[START OF AVAILABLE DATA]

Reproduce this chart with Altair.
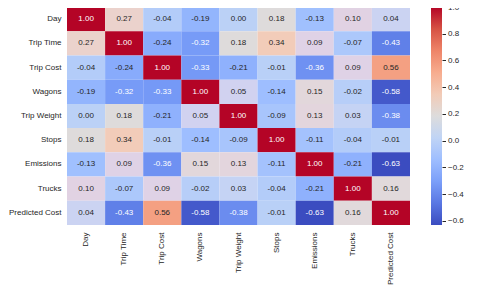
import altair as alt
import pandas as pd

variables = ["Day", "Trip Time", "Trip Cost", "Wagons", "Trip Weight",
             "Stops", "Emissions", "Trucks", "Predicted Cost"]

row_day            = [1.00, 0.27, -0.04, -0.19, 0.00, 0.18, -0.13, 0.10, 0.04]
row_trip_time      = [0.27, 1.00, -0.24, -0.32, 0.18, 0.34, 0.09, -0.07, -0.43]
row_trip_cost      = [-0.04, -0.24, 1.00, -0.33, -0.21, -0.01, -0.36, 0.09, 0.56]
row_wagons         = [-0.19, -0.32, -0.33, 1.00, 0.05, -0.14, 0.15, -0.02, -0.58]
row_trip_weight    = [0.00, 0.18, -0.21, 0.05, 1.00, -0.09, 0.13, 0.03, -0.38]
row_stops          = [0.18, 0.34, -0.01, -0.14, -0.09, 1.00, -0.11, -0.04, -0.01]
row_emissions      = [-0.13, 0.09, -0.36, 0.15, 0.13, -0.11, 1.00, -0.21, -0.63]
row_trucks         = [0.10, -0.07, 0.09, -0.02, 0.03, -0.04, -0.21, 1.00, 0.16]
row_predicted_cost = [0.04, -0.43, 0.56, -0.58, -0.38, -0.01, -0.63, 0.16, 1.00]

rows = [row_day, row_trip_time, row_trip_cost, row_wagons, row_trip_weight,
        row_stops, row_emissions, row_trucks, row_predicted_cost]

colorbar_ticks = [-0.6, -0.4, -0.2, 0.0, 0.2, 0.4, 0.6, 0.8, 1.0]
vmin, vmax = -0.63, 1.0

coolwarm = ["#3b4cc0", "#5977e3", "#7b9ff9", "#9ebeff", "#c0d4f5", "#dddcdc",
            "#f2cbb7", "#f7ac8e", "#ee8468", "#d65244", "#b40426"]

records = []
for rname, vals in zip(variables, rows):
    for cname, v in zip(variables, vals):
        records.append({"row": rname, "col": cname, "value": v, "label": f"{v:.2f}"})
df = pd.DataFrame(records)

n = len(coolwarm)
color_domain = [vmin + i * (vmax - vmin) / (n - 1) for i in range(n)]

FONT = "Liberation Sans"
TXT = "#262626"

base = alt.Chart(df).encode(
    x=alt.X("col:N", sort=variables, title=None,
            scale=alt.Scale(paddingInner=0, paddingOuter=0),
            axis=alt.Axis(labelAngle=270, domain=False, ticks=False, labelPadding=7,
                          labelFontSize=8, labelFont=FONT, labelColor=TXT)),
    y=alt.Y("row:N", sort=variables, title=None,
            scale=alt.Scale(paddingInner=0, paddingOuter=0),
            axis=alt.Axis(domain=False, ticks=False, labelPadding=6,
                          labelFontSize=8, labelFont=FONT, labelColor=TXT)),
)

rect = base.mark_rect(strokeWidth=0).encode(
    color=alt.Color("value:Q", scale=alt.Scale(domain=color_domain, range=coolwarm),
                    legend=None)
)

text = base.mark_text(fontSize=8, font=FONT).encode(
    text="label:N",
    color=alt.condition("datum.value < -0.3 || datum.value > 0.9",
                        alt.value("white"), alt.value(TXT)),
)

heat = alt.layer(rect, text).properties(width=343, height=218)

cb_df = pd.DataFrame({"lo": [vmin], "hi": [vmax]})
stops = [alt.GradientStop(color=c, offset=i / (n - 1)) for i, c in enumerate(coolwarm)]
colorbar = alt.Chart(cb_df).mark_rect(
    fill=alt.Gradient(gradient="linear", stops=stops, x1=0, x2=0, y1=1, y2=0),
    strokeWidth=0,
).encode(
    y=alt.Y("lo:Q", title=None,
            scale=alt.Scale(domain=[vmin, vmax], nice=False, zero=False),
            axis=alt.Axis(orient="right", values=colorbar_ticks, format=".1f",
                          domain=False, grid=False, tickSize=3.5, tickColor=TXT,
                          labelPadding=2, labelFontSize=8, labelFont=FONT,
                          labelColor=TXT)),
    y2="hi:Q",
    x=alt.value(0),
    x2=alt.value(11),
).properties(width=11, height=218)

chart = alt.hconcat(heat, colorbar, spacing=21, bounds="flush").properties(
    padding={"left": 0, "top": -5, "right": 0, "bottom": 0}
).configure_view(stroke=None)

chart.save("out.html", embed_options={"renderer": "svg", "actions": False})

[END OF AVAILABLE DATA]

Retype the data above exactly; pictures are not part of the copy.

EXERCISE OUTPUT
Reproduce this chart with Altair.
import altair as alt
import pandas as pd

variables = ["Day", "Trip Time", "Trip Cost", "Wagons", "Trip Weight",
             "Stops", "Emissions", "Trucks", "Predicted Cost"]

row_day            = [1.00, 0.27, -0.04, -0.19, 0.00, 0.18, -0.13, 0.10, 0.04]
row_trip_time      = [0.27, 1.00, -0.24, -0.32, 0.18, 0.34, 0.09, -0.07, -0.43]
row_trip_cost      = [-0.04, -0.24, 1.00, -0.33, -0.21, -0.01, -0.36, 0.09, 0.56]
row_wagons         = [-0.19, -0.32, -0.33, 1.00, 0.05, -0.14, 0.15, -0.02, -0.58]
row_trip_weight    = [0.00, 0.18, -0.21, 0.05, 1.00, -0.09, 0.13, 0.03, -0.38]
row_stops          = [0.18, 0.34, -0.01, -0.14, -0.09, 1.00, -0.11, -0.04, -0.01]
row_emissions      = [-0.13, 0.09, -0.36, 0.15, 0.13, -0.11, 1.00, -0.21, -0.63]
row_trucks         = [0.10, -0.07, 0.09, -0.02, 0.03, -0.04, -0.21, 1.00, 0.16]
row_predicted_cost = [0.04, -0.43, 0.56, -0.58, -0.38, -0.01, -0.63, 0.16, 1.00]

rows = [row_day, row_trip_time, row_trip_cost, row_wagons, row_trip_weight,
        row_stops, row_emissions, row_trucks, row_predicted_cost]

colorbar_ticks = [-0.6, -0.4, -0.2, 0.0, 0.2, 0.4, 0.6, 0.8, 1.0]
vmin, vmax = -0.63, 1.0

coolwarm = ["#3b4cc0", "#5977e3", "#7b9ff9", "#9ebeff", "#c0d4f5", "#dddcdc",
            "#f2cbb7", "#f7ac8e", "#ee8468", "#d65244", "#b40426"]

records = []
for rname, vals in zip(variables, rows):
    for cname, v in zip(variables, vals):
        records.append({"row": rname, "col": cname, "value": v, "label": f"{v:.2f}"})
df = pd.DataFrame(records)

n = len(coolwarm)
color_domain = [vmin + i * (vmax - vmin) / (n - 1) for i in range(n)]

FONT = "Liberation Sans"
TXT = "#262626"

base = alt.Chart(df).encode(
    x=alt.X("col:N", sort=variables, title=None,
            scale=alt.Scale(paddingInner=0, paddingOuter=0),
            axis=alt.Axis(labelAngle=270, domain=False, ticks=False, labelPadding=7,
                          labelFontSize=8, labelFont=FONT, labelColor=TXT)),
    y=alt.Y("row:N", sort=variables, title=None,
            scale=alt.Scale(paddingInner=0, paddingOuter=0),
            axis=alt.Axis(domain=False, ticks=False, labelPadding=6,
                          labelFontSize=8, labelFont=FONT, labelColor=TXT)),
)

rect = base.mark_rect(strokeWidth=0).encode(
    color=alt.Color("value:Q", scale=alt.Scale(domain=color_domain, range=coolwarm),
                    legend=None)
)

text = base.mark_text(fontSize=8, font=FONT).encode(
    text="label:N",
    color=alt.condition("datum.value < -0.3 || datum.value > 0.9",
                        alt.value("white"), alt.value(TXT)),
)

heat = alt.layer(rect, text).properties(width=343, height=218)

cb_df = pd.DataFrame({"lo": [vmin], "hi": [vmax]})
stops = [alt.GradientStop(color=c, offset=i / (n - 1)) for i, c in enumerate(coolwarm)]
colorbar = alt.Chart(cb_df).mark_rect(
    fill=alt.Gradient(gradient="linear", stops=stops, x1=0, x2=0, y1=1, y2=0),
    strokeWidth=0,
).encode(
    y=alt.Y("lo:Q", title=None,
            scale=alt.Scale(domain=[vmin, vmax], nice=False, zero=False),
            axis=alt.Axis(orient="right", values=colorbar_ticks, format=".1f",
                          domain=False, grid=False, tickSize=3.5, tickColor=TXT,
                          labelPadding=2, labelFontSize=8, labelFont=FONT,
                          labelColor=TXT)),
    y2="hi:Q",
    x=alt.value(0),
    x2=alt.value(11),
).properties(width=11, height=218)

chart = alt.hconcat(heat, colorbar, spacing=21, bounds="flush").properties(
    padding={"left": 0, "top": -5, "right": 0, "bottom": 0}
).configure_view(stroke=None)

chart.save("out.html", embed_options={"renderer": "svg", "actions": False})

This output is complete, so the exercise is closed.